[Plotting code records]
• • • • • • •

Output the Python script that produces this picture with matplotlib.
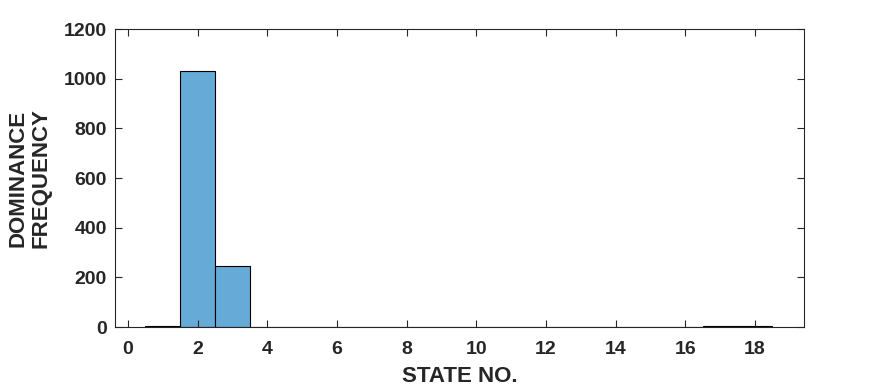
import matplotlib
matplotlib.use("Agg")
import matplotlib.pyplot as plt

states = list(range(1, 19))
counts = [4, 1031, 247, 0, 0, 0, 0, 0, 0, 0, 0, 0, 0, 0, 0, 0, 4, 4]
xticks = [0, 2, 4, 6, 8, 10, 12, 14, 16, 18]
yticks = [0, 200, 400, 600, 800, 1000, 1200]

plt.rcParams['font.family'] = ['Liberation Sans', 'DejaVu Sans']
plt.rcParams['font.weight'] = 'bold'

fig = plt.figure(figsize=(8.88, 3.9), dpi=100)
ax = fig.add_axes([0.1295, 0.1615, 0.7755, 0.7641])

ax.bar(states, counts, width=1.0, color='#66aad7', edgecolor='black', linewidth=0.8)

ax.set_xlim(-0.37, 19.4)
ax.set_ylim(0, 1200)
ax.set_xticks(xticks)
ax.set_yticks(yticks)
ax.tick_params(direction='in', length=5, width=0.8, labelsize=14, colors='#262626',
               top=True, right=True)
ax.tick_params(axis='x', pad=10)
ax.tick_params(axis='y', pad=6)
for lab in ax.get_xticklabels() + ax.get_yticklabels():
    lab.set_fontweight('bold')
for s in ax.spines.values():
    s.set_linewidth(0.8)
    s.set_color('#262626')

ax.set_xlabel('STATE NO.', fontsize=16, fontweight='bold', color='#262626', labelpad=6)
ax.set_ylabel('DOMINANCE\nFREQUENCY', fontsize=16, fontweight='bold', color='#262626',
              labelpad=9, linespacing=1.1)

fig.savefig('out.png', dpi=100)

• • • • • • •

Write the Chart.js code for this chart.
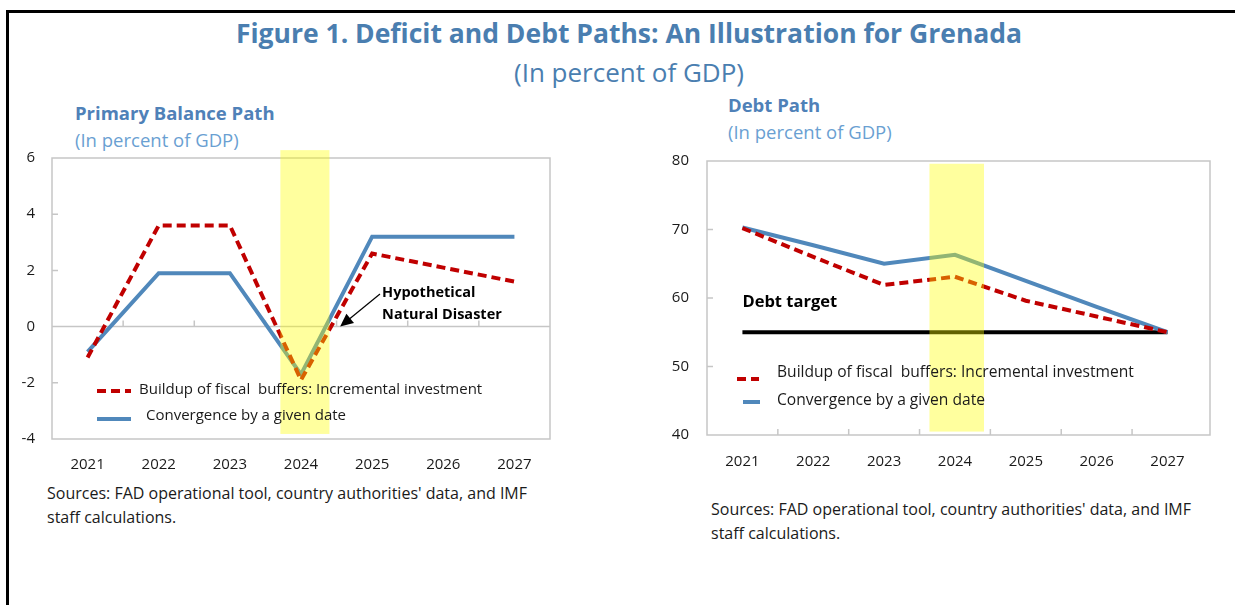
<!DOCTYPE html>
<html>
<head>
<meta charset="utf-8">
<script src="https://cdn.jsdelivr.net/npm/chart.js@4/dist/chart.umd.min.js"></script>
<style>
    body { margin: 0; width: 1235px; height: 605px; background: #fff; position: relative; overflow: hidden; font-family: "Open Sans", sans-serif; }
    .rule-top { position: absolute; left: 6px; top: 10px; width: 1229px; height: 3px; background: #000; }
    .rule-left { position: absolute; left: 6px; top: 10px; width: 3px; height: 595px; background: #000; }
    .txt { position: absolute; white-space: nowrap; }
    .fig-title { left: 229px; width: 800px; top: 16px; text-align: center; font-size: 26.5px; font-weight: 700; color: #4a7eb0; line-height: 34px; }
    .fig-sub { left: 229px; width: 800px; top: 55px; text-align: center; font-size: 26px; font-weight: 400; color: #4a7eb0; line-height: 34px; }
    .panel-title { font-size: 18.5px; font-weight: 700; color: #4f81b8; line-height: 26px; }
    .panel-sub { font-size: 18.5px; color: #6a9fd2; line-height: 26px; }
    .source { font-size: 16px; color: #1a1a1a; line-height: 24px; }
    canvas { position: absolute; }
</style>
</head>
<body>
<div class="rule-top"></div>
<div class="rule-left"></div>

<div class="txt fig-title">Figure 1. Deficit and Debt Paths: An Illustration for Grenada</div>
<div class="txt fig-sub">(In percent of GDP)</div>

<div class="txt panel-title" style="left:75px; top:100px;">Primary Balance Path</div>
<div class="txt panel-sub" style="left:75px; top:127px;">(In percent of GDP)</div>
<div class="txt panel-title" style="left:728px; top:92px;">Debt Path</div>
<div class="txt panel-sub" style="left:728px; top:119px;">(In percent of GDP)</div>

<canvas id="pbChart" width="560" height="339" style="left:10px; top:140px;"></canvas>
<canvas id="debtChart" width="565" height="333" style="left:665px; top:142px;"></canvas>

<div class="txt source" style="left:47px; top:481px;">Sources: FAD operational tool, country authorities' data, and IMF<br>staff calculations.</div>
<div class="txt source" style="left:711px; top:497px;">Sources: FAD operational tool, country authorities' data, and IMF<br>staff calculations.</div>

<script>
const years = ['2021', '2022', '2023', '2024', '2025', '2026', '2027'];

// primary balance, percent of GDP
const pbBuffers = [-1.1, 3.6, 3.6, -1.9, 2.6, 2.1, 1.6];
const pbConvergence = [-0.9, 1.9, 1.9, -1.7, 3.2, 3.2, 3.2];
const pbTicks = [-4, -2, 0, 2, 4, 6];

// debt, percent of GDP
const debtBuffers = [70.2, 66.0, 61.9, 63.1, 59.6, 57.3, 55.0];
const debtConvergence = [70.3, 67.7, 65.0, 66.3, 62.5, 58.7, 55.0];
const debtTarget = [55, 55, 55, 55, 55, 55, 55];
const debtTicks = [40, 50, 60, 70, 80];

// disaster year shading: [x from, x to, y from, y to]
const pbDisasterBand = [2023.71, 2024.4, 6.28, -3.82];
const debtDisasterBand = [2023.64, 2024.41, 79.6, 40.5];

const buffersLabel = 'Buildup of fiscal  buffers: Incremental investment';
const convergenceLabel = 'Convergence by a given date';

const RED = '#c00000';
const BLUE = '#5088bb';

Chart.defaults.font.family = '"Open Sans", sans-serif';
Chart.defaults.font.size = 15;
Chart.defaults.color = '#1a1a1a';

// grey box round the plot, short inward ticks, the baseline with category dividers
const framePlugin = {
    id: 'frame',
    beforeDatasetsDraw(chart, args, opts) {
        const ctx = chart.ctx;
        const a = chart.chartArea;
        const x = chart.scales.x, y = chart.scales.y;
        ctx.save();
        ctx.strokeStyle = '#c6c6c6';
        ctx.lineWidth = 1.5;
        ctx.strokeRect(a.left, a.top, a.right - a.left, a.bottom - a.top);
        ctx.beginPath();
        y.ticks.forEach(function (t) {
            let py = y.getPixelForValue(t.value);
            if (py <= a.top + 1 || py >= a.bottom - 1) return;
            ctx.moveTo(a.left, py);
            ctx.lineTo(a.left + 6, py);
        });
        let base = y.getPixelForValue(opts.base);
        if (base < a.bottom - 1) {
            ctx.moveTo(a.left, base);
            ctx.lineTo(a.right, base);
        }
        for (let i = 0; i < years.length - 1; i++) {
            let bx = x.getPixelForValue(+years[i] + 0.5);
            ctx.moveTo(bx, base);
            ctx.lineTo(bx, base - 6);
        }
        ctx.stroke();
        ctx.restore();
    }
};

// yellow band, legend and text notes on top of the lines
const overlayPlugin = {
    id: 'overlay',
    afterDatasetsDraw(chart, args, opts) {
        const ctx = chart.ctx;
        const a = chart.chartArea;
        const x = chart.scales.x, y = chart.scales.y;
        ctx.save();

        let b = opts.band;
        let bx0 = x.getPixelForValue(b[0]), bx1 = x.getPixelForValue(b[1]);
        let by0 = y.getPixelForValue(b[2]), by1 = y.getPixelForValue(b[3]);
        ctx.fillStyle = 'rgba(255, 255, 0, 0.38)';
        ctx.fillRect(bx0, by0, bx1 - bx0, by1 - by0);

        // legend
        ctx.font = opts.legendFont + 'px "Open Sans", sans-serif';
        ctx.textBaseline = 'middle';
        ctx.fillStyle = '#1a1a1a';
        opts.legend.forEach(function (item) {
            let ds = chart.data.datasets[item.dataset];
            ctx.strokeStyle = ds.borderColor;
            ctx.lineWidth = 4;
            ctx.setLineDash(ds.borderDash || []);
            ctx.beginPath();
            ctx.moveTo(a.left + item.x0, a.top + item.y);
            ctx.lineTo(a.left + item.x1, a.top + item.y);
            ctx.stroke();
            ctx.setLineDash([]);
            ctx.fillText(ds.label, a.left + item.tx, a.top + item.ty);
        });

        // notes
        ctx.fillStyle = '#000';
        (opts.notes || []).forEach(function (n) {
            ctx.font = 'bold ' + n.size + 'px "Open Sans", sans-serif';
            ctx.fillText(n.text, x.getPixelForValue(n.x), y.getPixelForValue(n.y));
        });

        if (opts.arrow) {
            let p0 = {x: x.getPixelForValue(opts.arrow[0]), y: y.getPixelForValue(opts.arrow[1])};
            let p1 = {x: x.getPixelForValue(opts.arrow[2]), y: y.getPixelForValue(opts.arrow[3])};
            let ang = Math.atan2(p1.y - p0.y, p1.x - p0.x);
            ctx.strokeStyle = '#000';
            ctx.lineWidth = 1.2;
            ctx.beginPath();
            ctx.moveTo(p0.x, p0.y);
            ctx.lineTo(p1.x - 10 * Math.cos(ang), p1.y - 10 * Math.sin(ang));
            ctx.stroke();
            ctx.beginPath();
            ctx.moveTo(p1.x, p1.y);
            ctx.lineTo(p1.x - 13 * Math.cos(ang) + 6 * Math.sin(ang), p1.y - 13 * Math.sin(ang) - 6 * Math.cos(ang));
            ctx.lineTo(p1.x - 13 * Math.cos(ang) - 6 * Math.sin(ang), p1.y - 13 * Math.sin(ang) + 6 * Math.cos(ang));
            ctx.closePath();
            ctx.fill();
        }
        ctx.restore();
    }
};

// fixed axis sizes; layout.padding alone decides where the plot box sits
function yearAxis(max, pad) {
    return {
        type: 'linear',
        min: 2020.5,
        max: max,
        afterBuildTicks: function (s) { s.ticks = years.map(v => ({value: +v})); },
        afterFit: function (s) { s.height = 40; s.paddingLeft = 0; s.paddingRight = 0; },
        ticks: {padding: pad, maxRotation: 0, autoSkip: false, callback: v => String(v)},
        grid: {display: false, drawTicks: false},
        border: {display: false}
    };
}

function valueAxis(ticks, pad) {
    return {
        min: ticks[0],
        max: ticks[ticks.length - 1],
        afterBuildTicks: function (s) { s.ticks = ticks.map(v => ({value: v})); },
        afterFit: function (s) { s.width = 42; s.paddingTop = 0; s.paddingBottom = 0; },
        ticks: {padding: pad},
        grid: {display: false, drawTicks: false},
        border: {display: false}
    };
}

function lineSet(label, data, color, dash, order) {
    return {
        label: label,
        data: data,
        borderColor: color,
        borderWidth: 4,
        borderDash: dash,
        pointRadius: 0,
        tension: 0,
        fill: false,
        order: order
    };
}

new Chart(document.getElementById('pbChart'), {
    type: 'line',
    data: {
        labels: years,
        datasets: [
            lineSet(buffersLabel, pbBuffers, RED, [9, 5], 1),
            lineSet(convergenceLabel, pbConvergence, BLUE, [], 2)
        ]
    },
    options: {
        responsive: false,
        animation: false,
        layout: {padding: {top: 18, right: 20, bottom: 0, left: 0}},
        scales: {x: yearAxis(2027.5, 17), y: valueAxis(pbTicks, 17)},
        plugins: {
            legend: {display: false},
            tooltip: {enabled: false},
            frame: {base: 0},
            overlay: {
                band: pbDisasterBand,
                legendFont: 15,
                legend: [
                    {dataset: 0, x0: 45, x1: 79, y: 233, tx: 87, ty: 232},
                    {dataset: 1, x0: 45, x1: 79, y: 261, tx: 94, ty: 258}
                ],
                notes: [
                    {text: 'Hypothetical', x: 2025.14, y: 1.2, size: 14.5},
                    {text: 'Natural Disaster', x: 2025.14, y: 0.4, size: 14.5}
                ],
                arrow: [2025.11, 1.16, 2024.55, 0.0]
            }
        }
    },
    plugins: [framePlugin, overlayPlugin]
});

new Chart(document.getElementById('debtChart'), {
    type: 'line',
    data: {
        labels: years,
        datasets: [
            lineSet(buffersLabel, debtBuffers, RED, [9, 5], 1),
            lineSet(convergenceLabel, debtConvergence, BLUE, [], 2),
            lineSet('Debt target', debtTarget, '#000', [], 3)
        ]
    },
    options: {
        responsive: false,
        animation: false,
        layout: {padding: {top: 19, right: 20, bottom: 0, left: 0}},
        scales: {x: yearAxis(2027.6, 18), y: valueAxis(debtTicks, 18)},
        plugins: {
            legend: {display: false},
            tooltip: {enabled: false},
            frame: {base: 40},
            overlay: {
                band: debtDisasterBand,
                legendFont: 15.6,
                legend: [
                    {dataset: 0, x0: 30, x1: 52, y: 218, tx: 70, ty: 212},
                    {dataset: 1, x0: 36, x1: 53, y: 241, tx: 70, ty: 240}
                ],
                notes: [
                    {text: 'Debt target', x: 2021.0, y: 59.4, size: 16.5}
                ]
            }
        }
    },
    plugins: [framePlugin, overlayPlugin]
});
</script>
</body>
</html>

• • • • • • •

Problem details — Your task is to transcribe exactly the lines starting at the line that contains "Output the Python" and ending at the line that contains "color='#66aad7', edgecolor='black', linewidth=0.8)", both included. Leave out the pictures.

Completed task —
Output the Python script that produces this picture with matplotlib.
import matplotlib
matplotlib.use("Agg")
import matplotlib.pyplot as plt

states = list(range(1, 19))
counts = [4, 1031, 247, 0, 0, 0, 0, 0, 0, 0, 0, 0, 0, 0, 0, 0, 4, 4]
xticks = [0, 2, 4, 6, 8, 10, 12, 14, 16, 18]
yticks = [0, 200, 400, 600, 800, 1000, 1200]

plt.rcParams['font.family'] = ['Liberation Sans', 'DejaVu Sans']
plt.rcParams['font.weight'] = 'bold'

fig = plt.figure(figsize=(8.88, 3.9), dpi=100)
ax = fig.add_axes([0.1295, 0.1615, 0.7755, 0.7641])

ax.bar(states, counts, width=1.0, color='#66aad7', edgecolor='black', linewidth=0.8)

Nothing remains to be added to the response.